◆ Exercise brief:
Print the first line of the material below and each line after it, exactly as written, ending with the line that contains "const XMAX = BAND * NB;".

** begin Dataset content **

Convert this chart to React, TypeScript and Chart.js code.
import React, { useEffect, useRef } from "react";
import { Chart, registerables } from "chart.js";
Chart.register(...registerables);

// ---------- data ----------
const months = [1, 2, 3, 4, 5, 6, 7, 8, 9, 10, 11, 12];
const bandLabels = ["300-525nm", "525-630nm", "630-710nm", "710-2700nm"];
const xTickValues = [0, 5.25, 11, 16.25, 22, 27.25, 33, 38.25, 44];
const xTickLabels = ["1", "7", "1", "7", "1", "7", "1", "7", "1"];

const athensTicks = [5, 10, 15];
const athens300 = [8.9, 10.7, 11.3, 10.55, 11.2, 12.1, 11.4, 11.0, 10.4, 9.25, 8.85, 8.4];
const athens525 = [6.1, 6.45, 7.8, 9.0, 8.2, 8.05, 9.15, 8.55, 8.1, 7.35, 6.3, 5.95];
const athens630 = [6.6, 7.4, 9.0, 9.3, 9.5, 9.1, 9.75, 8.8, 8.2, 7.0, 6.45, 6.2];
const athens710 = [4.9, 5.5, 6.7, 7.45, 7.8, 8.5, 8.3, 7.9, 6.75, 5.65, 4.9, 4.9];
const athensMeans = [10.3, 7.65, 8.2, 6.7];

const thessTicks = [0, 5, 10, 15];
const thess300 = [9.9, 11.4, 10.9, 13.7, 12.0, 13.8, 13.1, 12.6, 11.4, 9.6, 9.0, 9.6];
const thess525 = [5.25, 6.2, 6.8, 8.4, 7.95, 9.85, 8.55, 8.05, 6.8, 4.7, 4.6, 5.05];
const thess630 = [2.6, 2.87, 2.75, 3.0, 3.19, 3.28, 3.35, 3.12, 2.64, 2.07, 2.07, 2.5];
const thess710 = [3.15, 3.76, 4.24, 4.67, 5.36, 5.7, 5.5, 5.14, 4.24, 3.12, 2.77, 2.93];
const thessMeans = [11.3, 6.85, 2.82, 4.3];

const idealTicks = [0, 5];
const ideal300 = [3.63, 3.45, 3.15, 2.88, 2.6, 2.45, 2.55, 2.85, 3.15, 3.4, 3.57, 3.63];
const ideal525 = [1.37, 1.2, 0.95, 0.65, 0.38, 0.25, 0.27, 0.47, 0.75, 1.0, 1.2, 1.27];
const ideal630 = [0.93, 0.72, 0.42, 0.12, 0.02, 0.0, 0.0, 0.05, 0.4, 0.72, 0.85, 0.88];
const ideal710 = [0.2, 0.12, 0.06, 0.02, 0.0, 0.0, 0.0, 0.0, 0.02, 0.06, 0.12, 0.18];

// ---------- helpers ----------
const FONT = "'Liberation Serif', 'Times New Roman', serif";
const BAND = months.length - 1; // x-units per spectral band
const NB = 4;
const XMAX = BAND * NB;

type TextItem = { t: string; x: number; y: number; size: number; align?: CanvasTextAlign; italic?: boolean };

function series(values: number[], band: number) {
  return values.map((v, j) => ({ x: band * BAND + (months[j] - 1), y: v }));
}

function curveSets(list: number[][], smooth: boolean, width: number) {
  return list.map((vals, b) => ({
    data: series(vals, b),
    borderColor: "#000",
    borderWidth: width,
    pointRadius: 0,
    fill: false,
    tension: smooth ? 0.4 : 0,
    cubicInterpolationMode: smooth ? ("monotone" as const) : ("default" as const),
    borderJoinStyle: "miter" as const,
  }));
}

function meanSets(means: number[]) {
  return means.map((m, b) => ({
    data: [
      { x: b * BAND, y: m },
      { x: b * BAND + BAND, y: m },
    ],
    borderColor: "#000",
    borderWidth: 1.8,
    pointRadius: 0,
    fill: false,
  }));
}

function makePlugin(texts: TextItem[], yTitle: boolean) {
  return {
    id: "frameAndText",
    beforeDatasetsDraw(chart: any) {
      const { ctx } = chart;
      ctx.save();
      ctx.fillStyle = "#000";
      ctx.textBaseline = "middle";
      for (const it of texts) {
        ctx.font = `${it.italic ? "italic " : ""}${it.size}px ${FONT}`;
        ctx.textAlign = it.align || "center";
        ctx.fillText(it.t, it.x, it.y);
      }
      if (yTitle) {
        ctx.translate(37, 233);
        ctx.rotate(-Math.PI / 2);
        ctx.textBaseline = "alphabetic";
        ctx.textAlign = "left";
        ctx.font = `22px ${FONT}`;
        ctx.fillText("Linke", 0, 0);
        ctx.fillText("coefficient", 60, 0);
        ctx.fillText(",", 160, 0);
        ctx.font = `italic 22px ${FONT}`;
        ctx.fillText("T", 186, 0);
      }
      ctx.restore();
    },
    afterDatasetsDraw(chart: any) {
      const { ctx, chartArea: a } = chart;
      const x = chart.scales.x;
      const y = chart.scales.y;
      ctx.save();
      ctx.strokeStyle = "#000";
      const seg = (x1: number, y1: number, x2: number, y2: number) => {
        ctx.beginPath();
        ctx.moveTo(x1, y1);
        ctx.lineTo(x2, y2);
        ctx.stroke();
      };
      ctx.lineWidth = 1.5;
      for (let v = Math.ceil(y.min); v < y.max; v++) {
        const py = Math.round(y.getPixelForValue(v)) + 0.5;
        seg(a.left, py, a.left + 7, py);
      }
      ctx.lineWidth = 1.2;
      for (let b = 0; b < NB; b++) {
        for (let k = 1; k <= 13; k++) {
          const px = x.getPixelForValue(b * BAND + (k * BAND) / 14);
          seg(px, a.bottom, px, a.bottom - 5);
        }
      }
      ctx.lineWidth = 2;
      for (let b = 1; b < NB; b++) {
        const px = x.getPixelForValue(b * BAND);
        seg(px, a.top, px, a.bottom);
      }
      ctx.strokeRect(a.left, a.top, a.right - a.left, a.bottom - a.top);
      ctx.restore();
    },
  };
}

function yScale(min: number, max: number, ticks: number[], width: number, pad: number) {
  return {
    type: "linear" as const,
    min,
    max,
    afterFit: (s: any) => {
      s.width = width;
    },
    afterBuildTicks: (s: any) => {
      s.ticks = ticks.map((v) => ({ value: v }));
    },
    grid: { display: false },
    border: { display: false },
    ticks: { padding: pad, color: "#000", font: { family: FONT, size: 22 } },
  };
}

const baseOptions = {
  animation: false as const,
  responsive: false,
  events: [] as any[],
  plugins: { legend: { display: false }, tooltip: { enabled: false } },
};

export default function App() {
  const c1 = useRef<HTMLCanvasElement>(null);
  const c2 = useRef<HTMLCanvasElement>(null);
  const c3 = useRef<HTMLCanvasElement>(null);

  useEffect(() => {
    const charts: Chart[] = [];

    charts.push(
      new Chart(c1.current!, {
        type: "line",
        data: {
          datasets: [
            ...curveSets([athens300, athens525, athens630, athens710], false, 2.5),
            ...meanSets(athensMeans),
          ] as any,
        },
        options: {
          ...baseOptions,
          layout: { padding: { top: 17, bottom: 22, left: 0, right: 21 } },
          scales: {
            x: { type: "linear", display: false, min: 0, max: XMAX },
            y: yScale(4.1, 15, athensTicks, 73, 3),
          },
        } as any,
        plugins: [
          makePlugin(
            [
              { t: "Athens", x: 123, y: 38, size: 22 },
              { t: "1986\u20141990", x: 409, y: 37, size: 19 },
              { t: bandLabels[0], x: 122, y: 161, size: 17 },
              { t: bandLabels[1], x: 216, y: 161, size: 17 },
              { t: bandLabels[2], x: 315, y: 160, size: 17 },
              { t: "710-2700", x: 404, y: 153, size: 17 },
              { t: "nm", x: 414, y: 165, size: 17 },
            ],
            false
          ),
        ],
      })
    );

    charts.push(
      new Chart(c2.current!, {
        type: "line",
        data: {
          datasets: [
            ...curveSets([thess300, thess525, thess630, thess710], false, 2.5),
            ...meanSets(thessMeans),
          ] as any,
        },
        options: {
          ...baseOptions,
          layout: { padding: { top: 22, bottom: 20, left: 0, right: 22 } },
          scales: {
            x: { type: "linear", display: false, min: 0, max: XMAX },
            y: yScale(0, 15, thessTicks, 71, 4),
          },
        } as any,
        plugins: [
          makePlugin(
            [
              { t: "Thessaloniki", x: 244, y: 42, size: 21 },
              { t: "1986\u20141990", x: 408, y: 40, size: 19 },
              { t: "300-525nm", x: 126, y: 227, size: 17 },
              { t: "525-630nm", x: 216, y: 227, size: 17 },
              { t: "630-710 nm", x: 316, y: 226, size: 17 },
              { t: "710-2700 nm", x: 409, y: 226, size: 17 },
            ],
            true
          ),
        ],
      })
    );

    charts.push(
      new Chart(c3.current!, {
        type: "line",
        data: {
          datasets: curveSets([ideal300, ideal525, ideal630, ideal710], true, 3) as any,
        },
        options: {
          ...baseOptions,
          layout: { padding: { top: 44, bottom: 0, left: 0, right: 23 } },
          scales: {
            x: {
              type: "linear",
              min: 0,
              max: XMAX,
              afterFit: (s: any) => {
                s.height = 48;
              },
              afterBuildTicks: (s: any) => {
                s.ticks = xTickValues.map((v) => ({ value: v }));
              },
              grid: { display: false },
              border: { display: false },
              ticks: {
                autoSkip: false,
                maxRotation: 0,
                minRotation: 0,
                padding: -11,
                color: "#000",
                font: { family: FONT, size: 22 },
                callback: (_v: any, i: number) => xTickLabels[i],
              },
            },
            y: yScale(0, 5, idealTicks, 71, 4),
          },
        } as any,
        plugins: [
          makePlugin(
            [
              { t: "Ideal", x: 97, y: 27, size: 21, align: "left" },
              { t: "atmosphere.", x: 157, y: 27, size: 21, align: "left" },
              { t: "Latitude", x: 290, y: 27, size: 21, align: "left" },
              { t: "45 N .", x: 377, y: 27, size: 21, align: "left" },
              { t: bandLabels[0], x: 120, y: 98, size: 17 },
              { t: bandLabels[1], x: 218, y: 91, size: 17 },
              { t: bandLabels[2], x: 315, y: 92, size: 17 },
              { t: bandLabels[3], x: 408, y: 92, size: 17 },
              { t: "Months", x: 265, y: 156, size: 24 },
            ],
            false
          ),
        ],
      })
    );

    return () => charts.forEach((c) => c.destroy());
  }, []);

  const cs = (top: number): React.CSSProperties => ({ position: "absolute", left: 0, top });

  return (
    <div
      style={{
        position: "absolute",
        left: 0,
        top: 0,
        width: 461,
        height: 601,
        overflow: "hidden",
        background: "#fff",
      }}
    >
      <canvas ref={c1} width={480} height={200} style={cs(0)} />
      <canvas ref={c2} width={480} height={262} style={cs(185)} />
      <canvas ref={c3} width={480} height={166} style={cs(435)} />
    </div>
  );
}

** end Dataset content **

◆ Answer to the problem:
Convert this chart to React, TypeScript and Chart.js code.
import React, { useEffect, useRef } from "react";
import { Chart, registerables } from "chart.js";
Chart.register(...registerables);

// ---------- data ----------
const months = [1, 2, 3, 4, 5, 6, 7, 8, 9, 10, 11, 12];
const bandLabels = ["300-525nm", "525-630nm", "630-710nm", "710-2700nm"];
const xTickValues = [0, 5.25, 11, 16.25, 22, 27.25, 33, 38.25, 44];
const xTickLabels = ["1", "7", "1", "7", "1", "7", "1", "7", "1"];

const athensTicks = [5, 10, 15];
const athens300 = [8.9, 10.7, 11.3, 10.55, 11.2, 12.1, 11.4, 11.0, 10.4, 9.25, 8.85, 8.4];
const athens525 = [6.1, 6.45, 7.8, 9.0, 8.2, 8.05, 9.15, 8.55, 8.1, 7.35, 6.3, 5.95];
const athens630 = [6.6, 7.4, 9.0, 9.3, 9.5, 9.1, 9.75, 8.8, 8.2, 7.0, 6.45, 6.2];
const athens710 = [4.9, 5.5, 6.7, 7.45, 7.8, 8.5, 8.3, 7.9, 6.75, 5.65, 4.9, 4.9];
const athensMeans = [10.3, 7.65, 8.2, 6.7];

const thessTicks = [0, 5, 10, 15];
const thess300 = [9.9, 11.4, 10.9, 13.7, 12.0, 13.8, 13.1, 12.6, 11.4, 9.6, 9.0, 9.6];
const thess525 = [5.25, 6.2, 6.8, 8.4, 7.95, 9.85, 8.55, 8.05, 6.8, 4.7, 4.6, 5.05];
const thess630 = [2.6, 2.87, 2.75, 3.0, 3.19, 3.28, 3.35, 3.12, 2.64, 2.07, 2.07, 2.5];
const thess710 = [3.15, 3.76, 4.24, 4.67, 5.36, 5.7, 5.5, 5.14, 4.24, 3.12, 2.77, 2.93];
const thessMeans = [11.3, 6.85, 2.82, 4.3];

const idealTicks = [0, 5];
const ideal300 = [3.63, 3.45, 3.15, 2.88, 2.6, 2.45, 2.55, 2.85, 3.15, 3.4, 3.57, 3.63];
const ideal525 = [1.37, 1.2, 0.95, 0.65, 0.38, 0.25, 0.27, 0.47, 0.75, 1.0, 1.2, 1.27];
const ideal630 = [0.93, 0.72, 0.42, 0.12, 0.02, 0.0, 0.0, 0.05, 0.4, 0.72, 0.85, 0.88];
const ideal710 = [0.2, 0.12, 0.06, 0.02, 0.0, 0.0, 0.0, 0.0, 0.02, 0.06, 0.12, 0.18];

// ---------- helpers ----------
const FONT = "'Liberation Serif', 'Times New Roman', serif";
const BAND = months.length - 1; // x-units per spectral band
const NB = 4;
const XMAX = BAND * NB;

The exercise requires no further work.